### Work instructions
Only the lines from the one containing "Give me the matplotlib source for this chart." through the one containing "ax.axhline(v, color='black', linewidth=1.2, zorder=1)" belong in the answer; copy them exactly and leave out pictures.

### Input
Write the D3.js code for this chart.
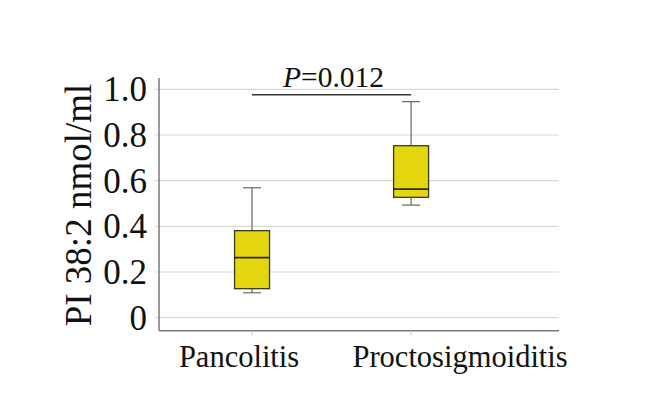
<!DOCTYPE html>
<html>
<head>
<meta charset="utf-8">
<script src="https://cdn.jsdelivr.net/npm/d3@7"></script>
<style>
  body { margin: 0; background: #fff; }
  text { font-family: "Liberation Serif", "Times New Roman", serif; fill: #111; }
</style>
</head>
<body>
<div id="chart"></div>
<script>
const categories = ["Pancolitis", "Proctosigmoiditis"];
const whiskerLow = [0.109, 0.493];
const q1 = [0.127, 0.527];
const median = [0.263, 0.563];
const q3 = [0.381, 0.753];
const whiskerHigh = [0.569, 0.946];
const yTicks = [0, 0.2, 0.4, 0.6, 0.8, 1.0];
const yTickLabels = ["0", "0.2", "0.4", "0.6", "0.8", "1.0"];
const pLabel = "0.012";
const pLineY = 0.976;

const W = 646, H = 414;
const svg = d3.select("#chart").append("svg")
    .attr("width", W)
    .attr("height", H);

// category i sits at i+1 on this scale
const x = d3.scaleLinear().domain([0.415, 2.93]).range([159, 559]);
const y = d3.scaleLinear().domain([-0.057, 1.05]).range([330.7, 77.9]);

// gridlines
svg.append("g")
    .selectAll("line")
    .data(yTicks)
    .join("line")
    .attr("x1", x.range()[0] - 4)
    .attr("x2", x.range()[1])
    .attr("y1", d => y(d))
    .attr("y2", d => y(d))
    .attr("stroke", "#d8d8d8")
    .attr("stroke-width", 1.2);

// y tick labels
svg.append("g")
    .selectAll("text")
    .data(yTicks)
    .join("text")
    .attr("x", 147)
    .attr("y", d => y(d))
    .attr("dy", "0.34em")
    .attr("text-anchor", "end")
    .attr("font-size", 35)
    .text((d, i) => yTickLabels[i]);

// axes lines
svg.append("line")
    .attr("x1", x.range()[0]).attr("x2", x.range()[0])
    .attr("y1", y.range()[1]).attr("y2", y.range()[0])
    .attr("stroke", "#777").attr("stroke-width", 1.5);
svg.append("line")
    .attr("x1", x.range()[0]).attr("x2", x.range()[1])
    .attr("y1", y.range()[0]).attr("y2", y.range()[0])
    .attr("stroke", "#777").attr("stroke-width", 1.5);

// x ticks + labels
const cat = svg.append("g")
    .selectAll("g")
    .data(categories)
    .join("g");
cat.append("line")
    .attr("x1", (d, i) => x(i + 1)).attr("x2", (d, i) => x(i + 1))
    .attr("y1", y.range()[0]).attr("y2", y.range()[0] + 5)
    .attr("stroke", "#ccc").attr("stroke-width", 1);
cat.append("text")
    .attr("x", (d, i) => x(i + 1) - (i === 0 ? 13 : -49))
    .attr("y", 366.5)
    .attr("text-anchor", "middle")
    .attr("font-size", 30.5)
    .text(d => d);

// y title
svg.append("text")
    .attr("transform", `translate(90.5, ${(83 + 327) / 2}) rotate(-90)`)
    .attr("text-anchor", "middle")
    .attr("font-size", 37)
    .text("PI 38:2 nmol/ml");

// boxes
const boxW = 35, capW = 18;
const boxes = svg.append("g")
    .selectAll("g")
    .data(categories)
    .join("g");
boxes.append("line")
    .attr("x1", (d, i) => x(i + 1)).attr("x2", (d, i) => x(i + 1))
    .attr("y1", (d, i) => y(whiskerHigh[i])).attr("y2", (d, i) => y(whiskerLow[i]))
    .attr("stroke", "#666").attr("stroke-width", 1.2);
boxes.selectAll(".cap")
    .data((d, i) => [[i, whiskerHigh[i]], [i, whiskerLow[i]]])
    .join("line")
    .attr("class", "cap")
    .attr("x1", d => x(d[0] + 1) - capW / 2).attr("x2", d => x(d[0] + 1) + capW / 2)
    .attr("y1", d => y(d[1])).attr("y2", d => y(d[1]))
    .attr("stroke", "#666").attr("stroke-width", 1.2);
boxes.append("rect")
    .attr("x", (d, i) => x(i + 1) - boxW / 2)
    .attr("width", boxW)
    .attr("y", (d, i) => y(q3[i]))
    .attr("height", (d, i) => y(q1[i]) - y(q3[i]))
    .attr("fill", "#e3d50e")
    .attr("stroke", "#3a3a1a").attr("stroke-width", 1.3);
boxes.append("line")
    .attr("x1", (d, i) => x(i + 1) - boxW / 2).attr("x2", (d, i) => x(i + 1) + boxW / 2)
    .attr("y1", (d, i) => y(median[i])).attr("y2", (d, i) => y(median[i]))
    .attr("stroke", "#2a2a10").attr("stroke-width", 1.8);

// significance bar
svg.append("line")
    .attr("x1", x(1)).attr("x2", x(2))
    .attr("y1", y(pLineY)).attr("y2", y(pLineY))
    .attr("stroke", "#333").attr("stroke-width", 1.5);
const pt = svg.append("text")
    .attr("x", (x(1) + x(2)) / 2 + 2)
    .attr("y", 87.3)
    .attr("text-anchor", "middle")
    .attr("font-size", 29.5);
pt.append("tspan").attr("font-style", "italic").text("P");
pt.append("tspan").text("=" + pLabel);
</script>
</body>
</html>
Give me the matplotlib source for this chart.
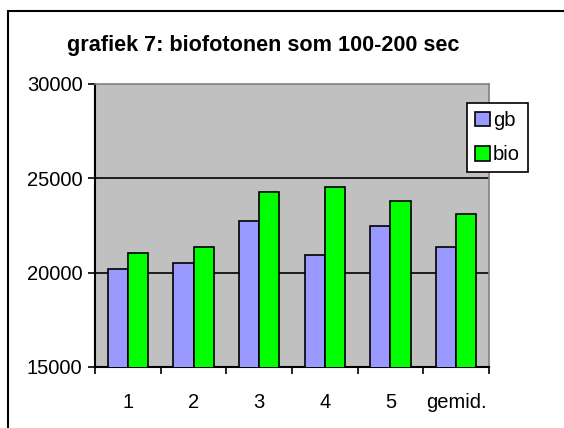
import matplotlib
matplotlib.use("Agg")
import matplotlib.pyplot as plt
import numpy as np
from matplotlib.patches import Rectangle

categories = ["1", "2", "3", "4", "5", "gemid."]
gb = [20200, 20500, 22750, 20950, 22450, 21350]
bio = [21050, 21375, 24250, 24550, 23800, 23100]
yticks = [15000, 20000, 25000, 30000]

plt.rcParams['font.family'] = ['Liberation Sans', 'DejaVu Sans']

W, H = 564, 428
fig = plt.figure(figsize=(W / 100, H / 100), dpi=100)

# outer chart border (left and top visible)
fig.add_artist(Rectangle((8 / W, -0.1), 1.2, (H - 10.5) / H + 0.1, transform=fig.transFigure,
                         fill=False, edgecolor='black', linewidth=1.5))

left, right, top, bottom = 95, 489, 84, 367
ax = fig.add_axes([left / W, 1 - bottom / H, (right - left) / W, (bottom - top) / H])
ax.set_facecolor('#C0C0C0')

x = np.arange(len(categories))
bw = 0.305
ax.bar(x - bw / 2, gb, bw, color='#9999FF', edgecolor='black', linewidth=1.2, label='gb', zorder=3)
ax.bar(x + bw / 2, bio, bw, color='#00FF00', edgecolor='black', linewidth=1.2, label='bio', zorder=3)

ax.set_ylim(15000, 30000)
ax.set_xlim(-0.5, len(categories) - 0.5)
ax.set_yticks(yticks)
ax.set_yticklabels([str(v) for v in yticks], fontsize=14.5)
for v in yticks[1:-1]:
    ax.axhline(v, color='black', linewidth=1.2, zorder=1)

ax.set_xticks(x)
ax.set_xticklabels(categories, fontsize=14.5)
ax.tick_params(axis='x', length=0, pad=19)
ax.set_xticks(np.arange(len(categories) + 1) - 0.5, minor=True)
ax.tick_params(axis='x', which='minor', length=5, width=1.2, direction='out')
ax.tick_params(axis='y', length=5, width=1.2, direction='out', pad=4)

ax.spines['left'].set_color('black')
ax.spines['left'].set_linewidth(1.5)
ax.spines['bottom'].set_color('black')
ax.spines['bottom'].set_linewidth(1.5)
ax.spines['top'].set_color('#808080')
ax.spines['right'].set_color('#808080')
ax.spines['top'].set_linewidth(1.2)
ax.spines['right'].set_linewidth(1.2)

fig.text(263 / W, 1 - 45 / H, "grafiek 7: biofotonen som 100-200 sec", ha='center', va='center',
         fontsize=15.6, fontweight='bold')

leg = fig.legend(loc='upper left', bbox_to_anchor=(467 / W, 1 - 103 / H), fontsize=14.5,
                 frameon=True, fancybox=False, edgecolor='black', framealpha=1,
                 handlelength=0.75, handleheight=0.75, handletextpad=0.15, borderpad=0.4,
                 labelspacing=0.75, borderaxespad=0)
leg.get_frame().set_linewidth(1.2)

fig.savefig("out.png", dpi=100)
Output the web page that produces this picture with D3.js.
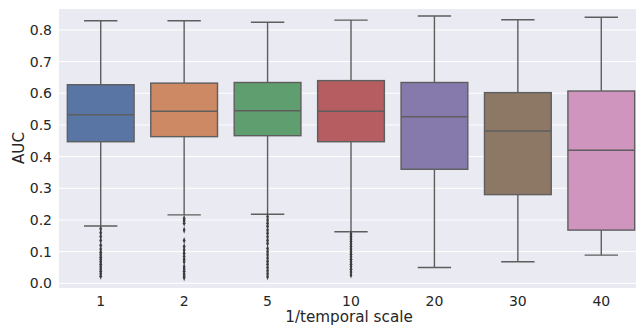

### Written solution
Give me the matplotlib source for this chart.
import matplotlib
matplotlib.use("Agg")
import matplotlib.pyplot as plt
import numpy as np
from matplotlib.patches import Rectangle

categories = ["1", "2", "3", "4", "5", "gemid."]
gb = [20200, 20500, 22750, 20950, 22450, 21350]
bio = [21050, 21375, 24250, 24550, 23800, 23100]
yticks = [15000, 20000, 25000, 30000]

plt.rcParams['font.family'] = ['Liberation Sans', 'DejaVu Sans']

W, H = 564, 428
fig = plt.figure(figsize=(W / 100, H / 100), dpi=100)

# outer chart border (left and top visible)
fig.add_artist(Rectangle((8 / W, -0.1), 1.2, (H - 10.5) / H + 0.1, transform=fig.transFigure,
                         fill=False, edgecolor='black', linewidth=1.5))

left, right, top, bottom = 95, 489, 84, 367
ax = fig.add_axes([left / W, 1 - bottom / H, (right - left) / W, (bottom - top) / H])
ax.set_facecolor('#C0C0C0')

x = np.arange(len(categories))
bw = 0.305
ax.bar(x - bw / 2, gb, bw, color='#9999FF', edgecolor='black', linewidth=1.2, label='gb', zorder=3)
ax.bar(x + bw / 2, bio, bw, color='#00FF00', edgecolor='black', linewidth=1.2, label='bio', zorder=3)

ax.set_ylim(15000, 30000)
ax.set_xlim(-0.5, len(categories) - 0.5)
ax.set_yticks(yticks)
ax.set_yticklabels([str(v) for v in yticks], fontsize=14.5)
for v in yticks[1:-1]:
    ax.axhline(v, color='black', linewidth=1.2, zorder=1)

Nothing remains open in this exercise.